Use these boundaries:

* Services call APIs and external systems only.
* Mappers convert API shape to frontend shape.
* Composables own state and user actions.
* Components render UI and emit events.
* Pages compose route-level data and layout.

## Contributing checklist

Before opening a pull request or handing work to another maintainer:

<Steps>
  <Step title="Keep the change scoped">
    Avoid unrelated refactors. If a large legacy file needs splitting, do it around a real responsibility boundary.
  </Step>

  <Step title="Run targeted checks">
    Run the smallest frontend or backend checks that match the changed area.
  </Step>

  <Step title="Run quality rules">
    Run `make quality-rules` when you add files, split files, or touch already large modules.
  </Step>

  <Step title="Run handoff checks">
    Run `make quality` before handoff.
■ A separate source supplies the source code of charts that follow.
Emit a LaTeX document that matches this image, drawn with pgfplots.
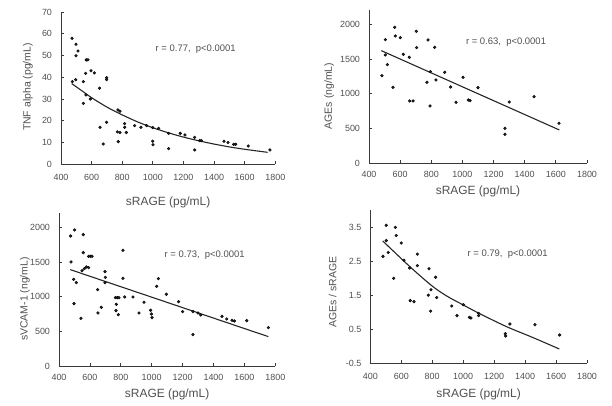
\documentclass[border=0pt]{standalone}
\usepackage{fontspec}
\setmainfont{Liberation Sans}
\usepackage{pgfplots}
\pgfplotsset{compat=1.18}
\definecolor{txt}{HTML}{505050}
\definecolor{axc}{HTML}{3a3a3a}
\pgfplotsset{
 panel/.style={
   scale only axis,
   axis lines*=left,
   axis line style={axc, line width=0.9bp},
   tick align=inside, major tick length=3bp,
   tick style={axc, line width=0.8bp},
   xmin=400, xmax=1800, xtick={400,600,...,1800},
   tick label style={font=\fontsize{9}{10}\selectfont, text=txt},
   /pgf/number format/assume math mode=true,
   /pgf/number format/set thousands separator={},
   yticklabel style={xshift=-5.5bp},
   xlabel={sRAGE (pg/mL)},
   x label style={font=\fontsize{12}{14}\selectfont, text=txt, anchor=center},
   y label style={font=\fontsize{10.5}{12}\selectfont, text=txt, anchor=center},
   clip=false,
 },
 dots/.style={only marks, mark=*, mark size=1.4bp, mark options={draw=none, fill=black!85}},
 fitl/.style={no marks, black!85, line width=1.1bp, smooth},
}
\tikzset{ann/.style={font=\fontsize{9.5}{11}\selectfont, text=txt}}
\begin{document}
\begin{tikzpicture}
\useasboundingbox (0bp,0bp) rectangle (612bp,406bp);
% Panel 1
\begin{axis}[panel, at={(61bp,241.7bp)}, anchor=south west, width=214.3bp, height=152.3bp,
  ymin=0, ymax=70, ytick={0,10,...,70},
  xticklabel style={yshift=-6.5bp},
  ylabel={TNF alpha (pg/mL)},
  xlabel style={at={(axis description cs:0.5,-0.25)}},
  ylabel style={at={(axis description cs:-0.154,0.507)}}]
\addplot[dots] coordinates {
(472,57.9)(498,55.2)(511,52.1)(498,49.9)(474,38.0)(496,38.9)(546,38.0)(561,41.8)
(565,48)(576,48)(596,43)(618,42)(563,31.9)(592,30)(546,28)(652,35)(698,39.8)(698,38.9)
(655,17)(676,9.3)(698,19.3)(772,25)(785,24.4)(768,14.9)(785,14.6)(774,10.4)(816,18.7)
(816,17)(827,14.6)(881,17.8)(922,17)(959,17.8)(999,16.9)(999,10.6)(1001,9)(1038,16.5)
(1103,7.2)(1103,14.2)(1179,14.2)(1210,13.5)(1273,12.4)(1273,6.6)(1306,10.9)(1317,10.9)
(1465,10.6)(1491,10)(1528,9.2)(1541,9.2)(1623,8.4)(1765,6.6)};
\addplot[fitl] coordinates {
(470,37.1)(550,33.1)(600,30.6)(700,26.3)(800,22.7)(900,19.5)(1000,16.8)(1100,14.5)
(1200,12.5)(1300,10.8)(1400,9.3)(1500,8.0)(1600,6.9)(1750,5.5)};
\node[ann] at (axis cs:1280,52.9) {r = 0.77,\ \ p<0.0001};
\end{axis}
% Panel 2
\begin{axis}[panel, at={(369bp,242.7bp)}, anchor=south west, width=218bp, height=152.9bp,
  ymin=0, ymax=2200, ytick={0,500,...,2000},
  xticklabel style={yshift=-4bp},
  ylabel={AGEs (ng/mL)},
  xlabel style={at={(axis description cs:0.5,-0.186)}},
  ylabel style={at={(axis description cs:-0.183,0.44)}}]
\addplot[dots] coordinates {
(483,1261)(505,1779)(505,1559)(518,1420)(554,1093)(565,1957)(569,1832)(601,1808)
(620,1568)(659,1525)(661,897)(683,897)(704,1899)(706,1664)(779,1775)(772,1165)
(794,1319)(792,825)(822,1669)(830,1199)(886,1309)(924,1098)(959,878)(1004,1237)
(1038,911)(1049,902)(1100,1089)(1273,504)(1273,417)(1301,882)(1460,959)(1620,576)};
\addplot[fitl] coordinates {(479,1621)(1622,480)};
\node[ann] at (axis cs:1280,1741) {r = 0.63,\ \ p<0.0001};
\end{axis}
% Panel 3
\begin{axis}[panel, at={(59bp,39.7bp)}, anchor=south west, width=216.3bp, height=152.9bp,
  ymin=0, ymax=2200, ytick={0,500,...,2000},
  xticklabel style={yshift=-4bp},
  ylabel={sVCAM-1 (ng/mL)},
  xlabel style={at={(axis description cs:0.5,-0.186)}},
  ylabel style={at={(axis description cs:-0.157,0.44)}}]
\addplot[dots] coordinates {
(475,1875)(501,1962)(478,1501)(495,1252)(512,1204)(497,902)(542,691)(557,1894)
(557,1635)(549,1376)(564,1405)(577,1429)(592,1420)(592,1583)(604,1583)(614,1583)
(650,1103)(652,767)(674,849)(698,1362)(700,1280)(698,1204)(765,988)(777,988)(788,988)
(771,892)(769,801)(784,743)(814,1669)(814,1266)(825,998)(879,998)(918,767)(950,921)
(993,806)(998,753)(1002,700)(1032,1151)(1043,1261)(1095,1036)(1174,930)(1200,787)
(1267,787)(1267,456)(1300,767)(1317,739)(1455,719)(1486,681)(1520,662)(1535,652)
(1615,657)(1755,556)};
\addplot[fitl] coordinates {(473,1391)(1755,427)};
\node[ann] at (axis cs:1343,1592) {r = 0.73,\ \ p<0.0001};
\end{axis}
% Panel 4
\begin{axis}[panel, at={(370.3bp,43bp)}, anchor=south west, width=216.7bp, height=152.6bp,
  ymin=-0.5, ymax=4, ytick={-0.5,0.5,1.5,2.5,3.5},
  xticklabel style={yshift=-6.5bp},
  ylabel={AGEs / sRAGE},
  xlabel style={at={(axis description cs:0.5,-0.208)}},
  ylabel style={at={(axis description cs:-0.174,0.465)}}]
\addplot[dots] coordinates {
(482,2.645)(503,3.56)(503,3.11)(516,2.76)(551,1.996)(562,3.50)(568,3.26)(600,3.04)
(618,2.53)(654,2.30)(658,1.34)(682,1.31)(704,2.71)(704,2.37)(779,2.28)(775,1.50)
(792,1.66)(790,1.03)(822,2.03)(829,1.43)(926,1.18)(960,0.896)(1001,1.22)(1040,0.846)
(1050,0.827)(1100,0.964)(1100,0.896)(1272,0.365)(1274,0.296)(1302,0.65)(1464,0.63)
(1623,0.326)};
\addplot[fitl] coordinates {
(480,3.10)(656,2.34)(797,1.78)(894,1.475)(1001,1.21)(1109,0.95)(1281,0.57)(1453,0.246)(1621,-0.087)};
\node[ann] at (axis cs:1287,2.70) {r = 0.79,\ \ p<0.0001};
\end{axis}
\end{tikzpicture}
\end{document}
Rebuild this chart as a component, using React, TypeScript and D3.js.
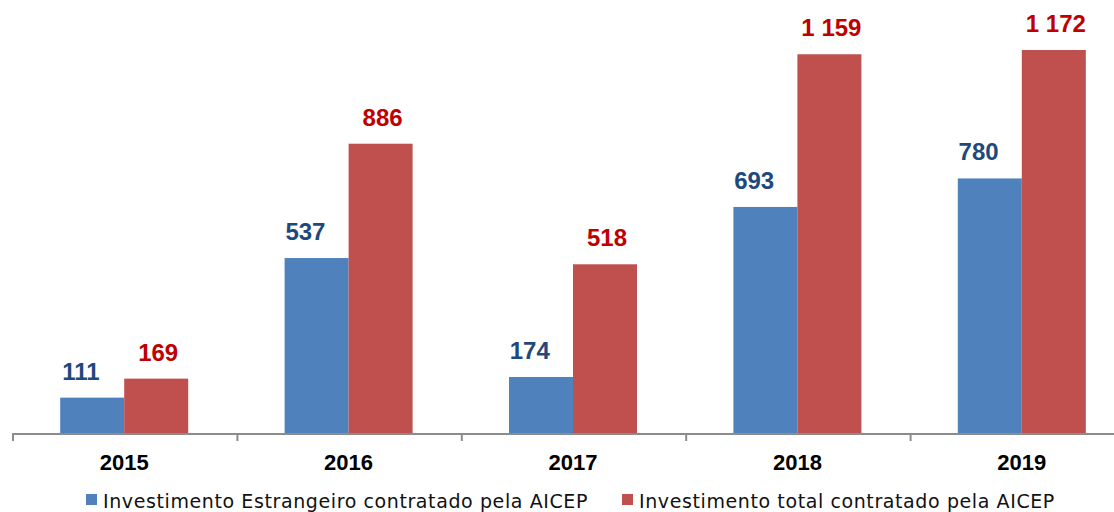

Use `QUALITY_FORCE_ALL=1 make quality` for wide dependency, package, or config changes.
  </Step>

  <Step title="Document local noise">
    If a recurring local failure is unrelated to the change, document it in `.Agents.md` so the next developer or agent does not debug the same issue again.
  </Step>
</Steps>

<Note>
  Specialized review agents are opt-in. Use quality, security, performance, or pre-push review agents only when the user explicitly asks for that review gate or the work is being pushed or opened as a pull request.